The key point that you have missed is not that the friend-enemy is about ‘us’ making distinctions. Rather, it is about the possibility of the state representative apparatus doing so. ‘State thinking’ is what Schmitt feels has been lost given the naive conceptualizations of power following increasingly strident forms of liberalism in the 19th century. So, to properly represent Schmitt’s work, in my view (and my thesis depends on it), it must be understood in relation to his central concerns regarding the sovereign state. The later ‘Theory of the Partisan’ is all about the problems that the decline of the nation-state represents for contemporary conceptions of war and politics. ‘Internationalism,’ presupposing the possibility of ‘one’ world state, does not understand that the state is predicated on an ability to define itself by distinguishing between friend and enemy.
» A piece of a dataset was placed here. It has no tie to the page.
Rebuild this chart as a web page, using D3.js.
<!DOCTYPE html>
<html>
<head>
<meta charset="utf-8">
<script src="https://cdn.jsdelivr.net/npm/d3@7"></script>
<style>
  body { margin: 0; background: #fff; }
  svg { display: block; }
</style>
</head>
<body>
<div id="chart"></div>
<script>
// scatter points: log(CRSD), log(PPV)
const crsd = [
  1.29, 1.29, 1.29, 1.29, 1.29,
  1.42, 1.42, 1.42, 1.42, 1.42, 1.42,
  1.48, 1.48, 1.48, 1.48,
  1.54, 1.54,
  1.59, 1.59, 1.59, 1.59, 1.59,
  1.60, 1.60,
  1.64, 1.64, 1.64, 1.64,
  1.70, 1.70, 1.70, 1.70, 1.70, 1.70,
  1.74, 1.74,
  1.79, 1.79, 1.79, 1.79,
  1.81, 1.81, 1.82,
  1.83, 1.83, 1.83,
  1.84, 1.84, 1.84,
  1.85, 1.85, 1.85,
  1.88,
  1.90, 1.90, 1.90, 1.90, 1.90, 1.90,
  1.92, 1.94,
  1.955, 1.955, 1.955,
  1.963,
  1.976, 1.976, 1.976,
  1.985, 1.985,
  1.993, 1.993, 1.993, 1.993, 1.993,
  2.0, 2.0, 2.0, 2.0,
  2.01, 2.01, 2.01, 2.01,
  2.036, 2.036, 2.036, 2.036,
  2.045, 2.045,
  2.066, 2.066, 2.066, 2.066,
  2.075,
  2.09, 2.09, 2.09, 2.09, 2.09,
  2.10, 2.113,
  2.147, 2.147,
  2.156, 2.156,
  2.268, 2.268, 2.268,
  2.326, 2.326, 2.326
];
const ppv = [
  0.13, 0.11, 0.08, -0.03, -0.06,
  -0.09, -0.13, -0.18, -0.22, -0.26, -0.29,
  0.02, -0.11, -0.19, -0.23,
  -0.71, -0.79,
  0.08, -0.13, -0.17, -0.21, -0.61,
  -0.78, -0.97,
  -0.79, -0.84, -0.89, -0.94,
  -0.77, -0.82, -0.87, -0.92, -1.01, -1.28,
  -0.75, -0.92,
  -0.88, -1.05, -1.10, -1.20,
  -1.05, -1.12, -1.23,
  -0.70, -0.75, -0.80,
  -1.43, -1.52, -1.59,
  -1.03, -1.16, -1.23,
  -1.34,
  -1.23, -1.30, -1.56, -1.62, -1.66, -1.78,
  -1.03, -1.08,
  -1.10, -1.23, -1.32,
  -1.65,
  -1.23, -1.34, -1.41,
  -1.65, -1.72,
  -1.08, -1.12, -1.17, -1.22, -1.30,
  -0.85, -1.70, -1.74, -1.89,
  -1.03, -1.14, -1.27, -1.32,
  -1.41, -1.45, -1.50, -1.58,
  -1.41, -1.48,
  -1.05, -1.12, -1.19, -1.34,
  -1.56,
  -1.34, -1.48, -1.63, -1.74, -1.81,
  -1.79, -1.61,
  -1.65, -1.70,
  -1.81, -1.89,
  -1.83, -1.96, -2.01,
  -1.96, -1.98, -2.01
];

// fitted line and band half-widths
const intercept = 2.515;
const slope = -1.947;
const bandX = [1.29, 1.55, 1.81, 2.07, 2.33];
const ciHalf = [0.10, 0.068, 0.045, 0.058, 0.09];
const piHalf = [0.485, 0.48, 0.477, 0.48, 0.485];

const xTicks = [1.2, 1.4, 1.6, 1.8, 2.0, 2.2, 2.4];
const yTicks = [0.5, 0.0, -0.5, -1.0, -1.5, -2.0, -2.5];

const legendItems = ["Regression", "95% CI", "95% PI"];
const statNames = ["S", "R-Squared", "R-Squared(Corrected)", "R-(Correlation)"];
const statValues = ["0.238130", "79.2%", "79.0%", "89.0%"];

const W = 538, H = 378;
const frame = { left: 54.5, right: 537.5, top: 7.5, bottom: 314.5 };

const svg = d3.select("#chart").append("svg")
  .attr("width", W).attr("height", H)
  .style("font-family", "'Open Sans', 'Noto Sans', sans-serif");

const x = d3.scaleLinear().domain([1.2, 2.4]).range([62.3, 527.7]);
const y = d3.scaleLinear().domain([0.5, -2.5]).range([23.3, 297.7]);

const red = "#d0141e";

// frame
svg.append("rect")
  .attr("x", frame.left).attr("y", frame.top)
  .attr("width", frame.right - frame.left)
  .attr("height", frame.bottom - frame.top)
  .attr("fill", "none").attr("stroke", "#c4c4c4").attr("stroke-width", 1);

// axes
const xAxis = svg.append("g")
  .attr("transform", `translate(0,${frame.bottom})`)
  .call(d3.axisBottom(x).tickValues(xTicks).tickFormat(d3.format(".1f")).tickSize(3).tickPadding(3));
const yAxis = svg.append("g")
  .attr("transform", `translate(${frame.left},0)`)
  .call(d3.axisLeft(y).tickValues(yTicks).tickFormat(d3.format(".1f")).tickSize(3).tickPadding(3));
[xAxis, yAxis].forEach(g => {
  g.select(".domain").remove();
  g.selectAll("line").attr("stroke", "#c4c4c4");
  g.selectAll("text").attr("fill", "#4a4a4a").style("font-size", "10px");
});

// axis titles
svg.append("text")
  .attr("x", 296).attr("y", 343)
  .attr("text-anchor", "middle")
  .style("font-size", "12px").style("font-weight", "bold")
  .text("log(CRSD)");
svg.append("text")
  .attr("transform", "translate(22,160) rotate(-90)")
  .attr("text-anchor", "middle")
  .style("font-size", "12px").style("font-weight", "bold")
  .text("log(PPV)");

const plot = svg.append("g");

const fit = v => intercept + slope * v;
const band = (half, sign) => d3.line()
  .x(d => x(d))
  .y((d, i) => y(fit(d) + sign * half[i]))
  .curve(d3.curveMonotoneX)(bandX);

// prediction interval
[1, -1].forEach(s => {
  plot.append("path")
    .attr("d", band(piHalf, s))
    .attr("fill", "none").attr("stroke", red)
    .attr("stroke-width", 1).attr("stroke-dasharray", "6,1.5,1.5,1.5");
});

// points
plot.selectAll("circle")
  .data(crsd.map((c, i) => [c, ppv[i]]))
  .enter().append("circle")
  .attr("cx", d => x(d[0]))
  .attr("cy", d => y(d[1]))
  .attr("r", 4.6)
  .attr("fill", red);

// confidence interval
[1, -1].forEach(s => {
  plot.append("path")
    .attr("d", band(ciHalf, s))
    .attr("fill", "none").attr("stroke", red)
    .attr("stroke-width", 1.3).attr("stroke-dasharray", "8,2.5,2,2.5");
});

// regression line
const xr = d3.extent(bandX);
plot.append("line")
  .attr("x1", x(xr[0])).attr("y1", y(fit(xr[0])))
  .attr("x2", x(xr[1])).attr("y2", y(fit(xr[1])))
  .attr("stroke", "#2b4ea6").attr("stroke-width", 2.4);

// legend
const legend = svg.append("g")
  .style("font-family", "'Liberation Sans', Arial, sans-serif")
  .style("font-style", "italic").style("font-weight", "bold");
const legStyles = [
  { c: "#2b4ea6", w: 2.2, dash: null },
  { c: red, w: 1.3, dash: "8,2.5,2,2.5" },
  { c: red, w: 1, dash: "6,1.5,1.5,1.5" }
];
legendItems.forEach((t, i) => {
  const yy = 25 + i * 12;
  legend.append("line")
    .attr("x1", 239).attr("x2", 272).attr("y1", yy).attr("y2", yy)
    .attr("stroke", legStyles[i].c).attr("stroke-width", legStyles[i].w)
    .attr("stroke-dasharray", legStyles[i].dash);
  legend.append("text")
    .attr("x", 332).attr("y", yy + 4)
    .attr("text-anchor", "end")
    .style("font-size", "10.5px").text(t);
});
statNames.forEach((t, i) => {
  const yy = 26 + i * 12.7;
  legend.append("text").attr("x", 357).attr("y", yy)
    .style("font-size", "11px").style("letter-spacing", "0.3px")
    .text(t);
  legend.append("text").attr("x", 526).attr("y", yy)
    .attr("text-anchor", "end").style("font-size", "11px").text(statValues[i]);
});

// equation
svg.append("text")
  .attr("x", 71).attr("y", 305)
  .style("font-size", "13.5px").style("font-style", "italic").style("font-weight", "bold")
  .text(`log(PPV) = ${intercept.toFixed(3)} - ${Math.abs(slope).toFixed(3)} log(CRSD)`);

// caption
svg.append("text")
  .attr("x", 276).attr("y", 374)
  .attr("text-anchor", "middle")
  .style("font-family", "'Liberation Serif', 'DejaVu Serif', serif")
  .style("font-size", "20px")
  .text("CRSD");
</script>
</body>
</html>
In a sense Negri is correct: no obsession with state sovereignty, no Schmitt.
The problem with that reading, Barret, (and this could be a problem for Schmitt as well) is that it tends to present a rather anachronistic concept of the state such that a particular form of the state is projected backwards (and, from our perspective) forwards through time. In short, there were politics in feudal regimes, but it is quite difficult to coherent speak of a feudal state – hence, the corrective offered by those such as Strauss or Lefort (or, looking to the past, Montesquieu) is quite helpful. I’m hesitant to reduce the exception or the friend/enemy distinction to just the state and, further, to attach a cynical intentionality to it (the state produces) and this is my fault because I used the language of production which implies intention. Rather, I think it is more fruitful to attach an analysis of “the event” or of the “aleatory” to the exception and to the friend/enemy. Hence, the question, as I tried to indicate in my original post, is how do these come about? That is, what are the conditions that must exist so as to allow the exception to emerge?
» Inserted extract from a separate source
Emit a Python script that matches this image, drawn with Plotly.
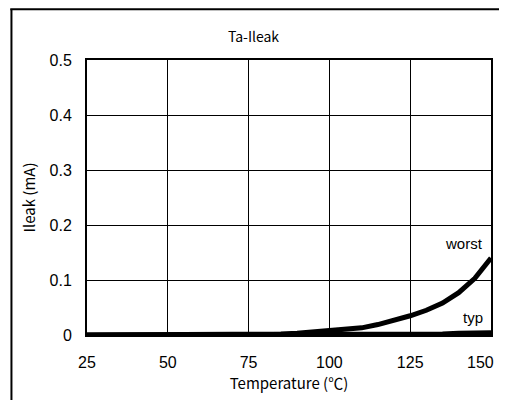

Well, yes, I think that this does expand beyond Schmitt in many ways. That is the major problem I’m having with this project. Even though I believe that concerns of sovereignty are important for contemporary analysis of politics and power (God knows the nation-state is not withering away as is supposed), Schmitt doesn’t provide us with much of a way out of law-sovereignty models of power. In that sense alone, a direct extension of his work may be less than fruitful today. This is why people like Peter Hallward have warned against a return to a neo-Schmittian Eurocentric politics.
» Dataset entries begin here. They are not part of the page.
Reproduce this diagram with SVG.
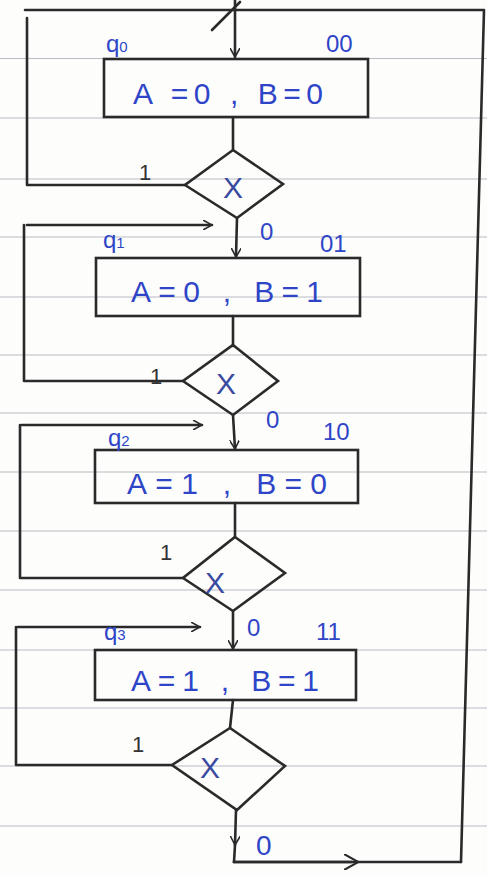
<svg xmlns="http://www.w3.org/2000/svg" width="487" height="876" viewBox="0 0 487 876">
<style>
.rule{stroke:#b9bcc4;stroke-width:1.2}
.ln{stroke:#2a2a2a;stroke-width:2.6;fill:none;stroke-linecap:round;stroke-linejoin:round}
.box{stroke:#2a2a2a;stroke-width:2.6;fill:none}
.st{font-family:"Liberation Sans",Arial,sans-serif;font-size:30px;fill:#2f45c8}
.lb{font-family:"Liberation Sans",Arial,sans-serif;font-size:24px;fill:#2f45c8}
.one{font-family:"Liberation Sans",Arial,sans-serif;font-size:22px;fill:#333}
.x{font-family:"Liberation Sans",Arial,sans-serif;font-size:30px;fill:#3a4aa0}
</style>
<defs>
<marker id="ah" viewBox="0 0 10 10" refX="9" refY="5" markerWidth="10" markerHeight="10" markerUnits="userSpaceOnUse" orient="auto">
<path d="M0,0 L9,5 L0,10" fill="none" stroke="#2a2a2a" stroke-width="1.6"/>
</marker>
<marker id="ahm" viewBox="0 0 10 10" refX="5" refY="5" markerWidth="16" markerHeight="16" markerUnits="userSpaceOnUse" orient="auto">
<path d="M0,0 L9,5 L0,10" fill="none" stroke="#2a2a2a" stroke-width="1.3"/>
</marker>
</defs>
<rect width="487" height="876" fill="#fdfdfc"/>
<g id="paper">
<line class="rule" x1="0" y1="58.5" x2="487" y2="58.5"/>
<line class="rule" x1="0" y1="118" x2="487" y2="118"/>
<line class="rule" x1="0" y1="179" x2="487" y2="179"/>
<line class="rule" x1="0" y1="237" x2="487" y2="237"/>
<line class="rule" x1="0" y1="297" x2="487" y2="297"/>
<line class="rule" x1="0" y1="355" x2="487" y2="355"/>
<line class="rule" x1="0" y1="413" x2="487" y2="413"/>
<line class="rule" x1="0" y1="472" x2="487" y2="472"/>
<line class="rule" x1="0" y1="531" x2="487" y2="531"/>
<line class="rule" x1="0" y1="590" x2="487" y2="590"/>
<line class="rule" x1="0" y1="650" x2="487" y2="650"/>
<line class="rule" x1="0" y1="708" x2="487" y2="708"/>
<line class="rule" x1="0" y1="766" x2="487" y2="766"/>
<line class="rule" x1="0" y1="826" x2="487" y2="826"/>
</g>
<g id="connectors">
<path class="ln" d="M25,10 L484,10 L461,862"/>
<path class="ln" d="M234,862 L461,862"/>
<line class="ln" x1="234" y1="862" x2="352" y2="862" marker-end="url(#ahm)"/>
<line class="ln" x1="235" y1="0" x2="235" y2="57" marker-end="url(#ah)"/>
<line class="ln" x1="212" y1="30" x2="240" y2="2"/>
<line class="ln" x1="233" y1="118" x2="233" y2="150"/>
<path class="ln" d="M185,185 L27,185 L27,18"/>
<line class="ln" x1="237" y1="218" x2="236" y2="257" marker-end="url(#ah)"/>
<line class="ln" x1="27" y1="225" x2="212" y2="225" marker-end="url(#ah)"/>
<path class="ln" d="M183,381 L24,381 L24,225"/>
<line class="ln" x1="233" y1="316" x2="233" y2="346"/>
<line class="ln" x1="233" y1="415" x2="235" y2="449" marker-end="url(#ah)"/>
<line class="ln" x1="22" y1="425" x2="202" y2="425" marker-end="url(#ah)"/>
<path class="ln" d="M183,578 L20,578 L20,425"/>
<line class="ln" x1="235" y1="503" x2="235" y2="537"/>
<line class="ln" x1="233" y1="611" x2="233" y2="649" marker-end="url(#ah)"/>
<line class="ln" x1="18" y1="627" x2="200" y2="627" marker-end="url(#ah)"/>
<path class="ln" d="M172,765 L16,765 L16,627"/>
<line class="ln" x1="233" y1="700" x2="230" y2="728"/>
<line class="ln" x1="236" y1="810" x2="235" y2="845" marker-end="url(#ah)"/>
<line class="ln" x1="235" y1="845" x2="234" y2="862"/>
</g>
<g id="q0">
<rect class="box" x="104" y="59" width="264" height="58"/>
<text class="st" x="133" y="104" textLength="190" lengthAdjust="spacing">A =0 , B=0</text>
<text class="lb" x="106" y="52">q<tspan style="font-size:15px">0</tspan></text>
<text class="lb" x="326" y="52">00</text>
</g>
<g id="d0">
<path class="box" d="M233,150 L283,184 L237,218 L185,185 Z"/>
<text class="x" x="223" y="198">X</text>
<text class="one" x="139" y="180">1</text>
<text class="lb" x="260" y="240">0</text>
</g>
<g id="q1">
<rect class="box" x="96" y="258" width="264" height="58"/>
<text class="st" x="131" y="302" textLength="192" lengthAdjust="spacing">A=0 , B=1</text>
<text class="lb" x="103" y="248">q<tspan style="font-size:15px">1</tspan></text>
<text class="lb" x="320" y="252">01</text>
</g>
<g id="d1">
<path class="box" d="M233,345 L278,381 L233,415 L183,381 Z"/>
<text class="x" x="216" y="394">X</text>
<text class="one" x="150" y="384">1</text>
<text class="lb" x="266" y="428">0</text>
</g>
<g id="q2">
<rect class="box" x="95" y="450" width="263" height="53"/>
<text class="st" x="127" y="494" textLength="200" lengthAdjust="spacing">A=1 , B=0</text>
<text class="lb" x="108" y="446">q<tspan style="font-size:15px">2</tspan></text>
<text class="lb" x="323" y="440">10</text>
</g>
<g id="d2">
<path class="box" d="M235,537 L285,573 L233,611 L183,578 Z"/>
<text class="x" x="205" y="593">X</text>
<text class="one" x="160" y="560">1</text>
<text class="lb" x="247" y="636">0</text>
</g>
<g id="q3">
<rect class="box" x="95" y="650" width="261" height="50"/>
<text class="st" x="131" y="691" textLength="188" lengthAdjust="spacing">A=1 , B=1</text>
<text class="lb" x="104" y="640">q<tspan style="font-size:15px">3</tspan></text>
<text class="lb" x="316" y="640">11</text>
</g>
<g id="d3">
<path class="box" d="M230,728 L285,766 L237,810 L172,765 Z"/>
<text class="x" x="200" y="778">X</text>
<text class="one" x="132" y="752">1</text>
<text class="lb" x="256" y="855" style="font-size:28px">0</text>
</g>
</svg>
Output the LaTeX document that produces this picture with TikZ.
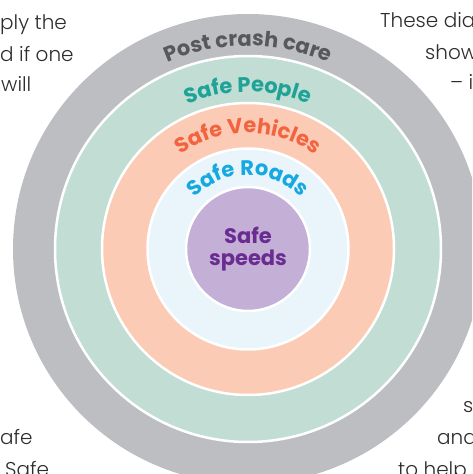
\documentclass[tikz,border=0pt]{standalone}
\usepackage{fontspec}
\newfontfamily\ringfont{Poppins Bold}
\newfontfamily\bodyfont{Poppins Light}
\usetikzlibrary{decorations.text}

\definecolor{ringgrey}{HTML}{BDBEC1}
\definecolor{ringgreen}{HTML}{C2DDD4}
\definecolor{ringpeach}{HTML}{FCCBB5}
\definecolor{ringblue}{HTML}{E9F5FB}
\definecolor{ringpurple}{HTML}{C4AFD6}
\definecolor{postgrey}{HTML}{58585A}
\definecolor{peopleteal}{HTML}{1FA397}
\definecolor{vehiclered}{HTML}{F26440}
\definecolor{roadsblue}{HTML}{16A9E1}
\definecolor{speedpurple}{HTML}{6B2C91}
\definecolor{bodygrey}{HTML}{2E2C2D}

\tikzset{
  ring/.style={draw=white, line width=2.5pt},
  ringlabel/.style 2 args={decorate, decoration={text along path, text align=center,
      text={|\ringfont\fontsize{21pt}{25pt}\selectfont\color{#1}|#2}}},
  bodytext/.style={font=\bodyfont\fontsize{20pt}{24pt}\selectfont, text=bodygrey, inner sep=0pt},
  centrelabel/.style={font=\ringfont\fontsize{21pt}{25pt}\selectfont, text=speedpurple, align=center},
}

\begin{document}
\begin{tikzpicture}[x=1pt, y=1pt]
    \useasboundingbox (0,0) rectangle (472,474);
    \clip (0,0) rectangle (472,474);
    \coordinate (ctr) at (248,225);

    % text of the page round the circle
    \node[bodytext, anchor=base west] (tl1) at (0,444) {ply the};
    \node[bodytext, anchor=base west] (tl2) at (0,412) {d if one};
    \node[bodytext, anchor=base west] (tl3) at (1,382) {will};
    \node[bodytext, anchor=base west] (tr1) at (380,446) {These dia};
    \node[bodytext, anchor=base west] (tr2) at (425,414) {show};
    \node[bodytext, anchor=base west] (tr3) at (450,384) {– i};
    \node[bodytext, anchor=base west] (bl1) at (0,29) {afe};
    \node[bodytext, anchor=base west] (bl2) at (5,-2) {Safe};
    \node[bodytext, anchor=base west] (br1) at (463,61) {s};
    \node[bodytext, anchor=base west] (br2) at (437,29) {and};
    \node[bodytext, anchor=base west] (br3) at (398,-2) {to help};

    % rings
    \fill[ringgrey] (ctr) circle[radius=235pt];
    \foreach \r/\c in {193/ringgreen, 146/ringpeach, 100.5/ringblue, 62/ringpurple}
        \filldraw[ring, fill=\c] (ctr) circle[radius=\r pt];

    % labels along the rings
    \path[ringlabel={postgrey}{Post crash care}] (ctr) ++(180:203pt) arc[start angle=180, end angle=0, radius=203pt];
    \path[ringlabel={peopleteal}{Safe People}] (ctr) ++(180:157pt) arc[start angle=180, end angle=0, radius=157pt];
    \path[ringlabel={vehiclered}{Safe Vehicles}] (ctr) ++(180:116pt) arc[start angle=180, end angle=0, radius=116pt];
    \path[ringlabel={roadsblue}{Safe Roads}] (ctr) ++(180:74pt) arc[start angle=180, end angle=0, radius=74pt];

    \node[centrelabel] (speeds) at (ctr) {Safe\\[-3pt]speeds};
\end{tikzpicture}
\end{document}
Also, although Schmitt does not theorize “the event” per se, he is very concerned with “the concrete” as you no doubt know.
hi Craig,
do you think it’s a Schmitt-specific problem, or is this a common bad way of reading? Having asked it now seems obvious to me that it’s the second. I wonder what the conditions are that make such readings more likely, whether it’s something in a type of conversation, some institutional factors, something in the writers themselves, etc…
cheers,
Nate
From the perspective of the present, any reading of Schmitt is hopelessly overdetermined, in part due to his involvement in politics, his institutional location during his own life, and the politics of his subsequent reception. That Schmitt came to be Schmitt – at least in North America – is entirely fortuitous and there is nothing in his writing as such that would ever have predicted his post-humous career. All the same, there are texts which have provoked strong responses – both at the time of their publication – and in the present: Machiavelli’s The Prince, Montesquieu’s Persian Letters, Spinoza’s Ethics, Hobbes’ Leviathan and, of course, Schmitt and Strauss.
couldn’t agree more…
Is Schmitt’s definition of the political circular? The political distinction is the distinction between friends and enemies. The distinction between friends and enemies is the life and death distinction. The life and death distinction is political because it is authoritative. The authoritative distinction is the distinction between friends and enemies. The political distinction is authoritative because political and political because authoritative.
I think Schmitt can be read as a closet-Hegelian such that the only complete definition is circular; i.e., a totality. But I think you are forgetting the distinction between “public” and “private” – while the life/death distinction is “authoritative,” it isn’t necessarily political. First, recall (and Foucault and Agamben – but also the early modern theorists of sovereignty – remind of us this) the right of the father to kill his children; second, the blurring of the political that occurs with the rise of the social.
hi Craig,
So, you’re saying that schmitt’s becoming Schmitt (I mean, the stuff that made that happen) has made him more susceptible to a type of bad reading, yeah? That makes sense. Presumably some other thinkers are just as susceptible to bad reading if one looks solely at the work and how hard they are but the obscure ones among those texts are read less (presumably only by people who are really dedicated to them, like say medievalists or whatever) and there’s less interests/overdetermining factors involved that make bad reading more likely. Is that a fair paraphrase? If so, I’m convinced.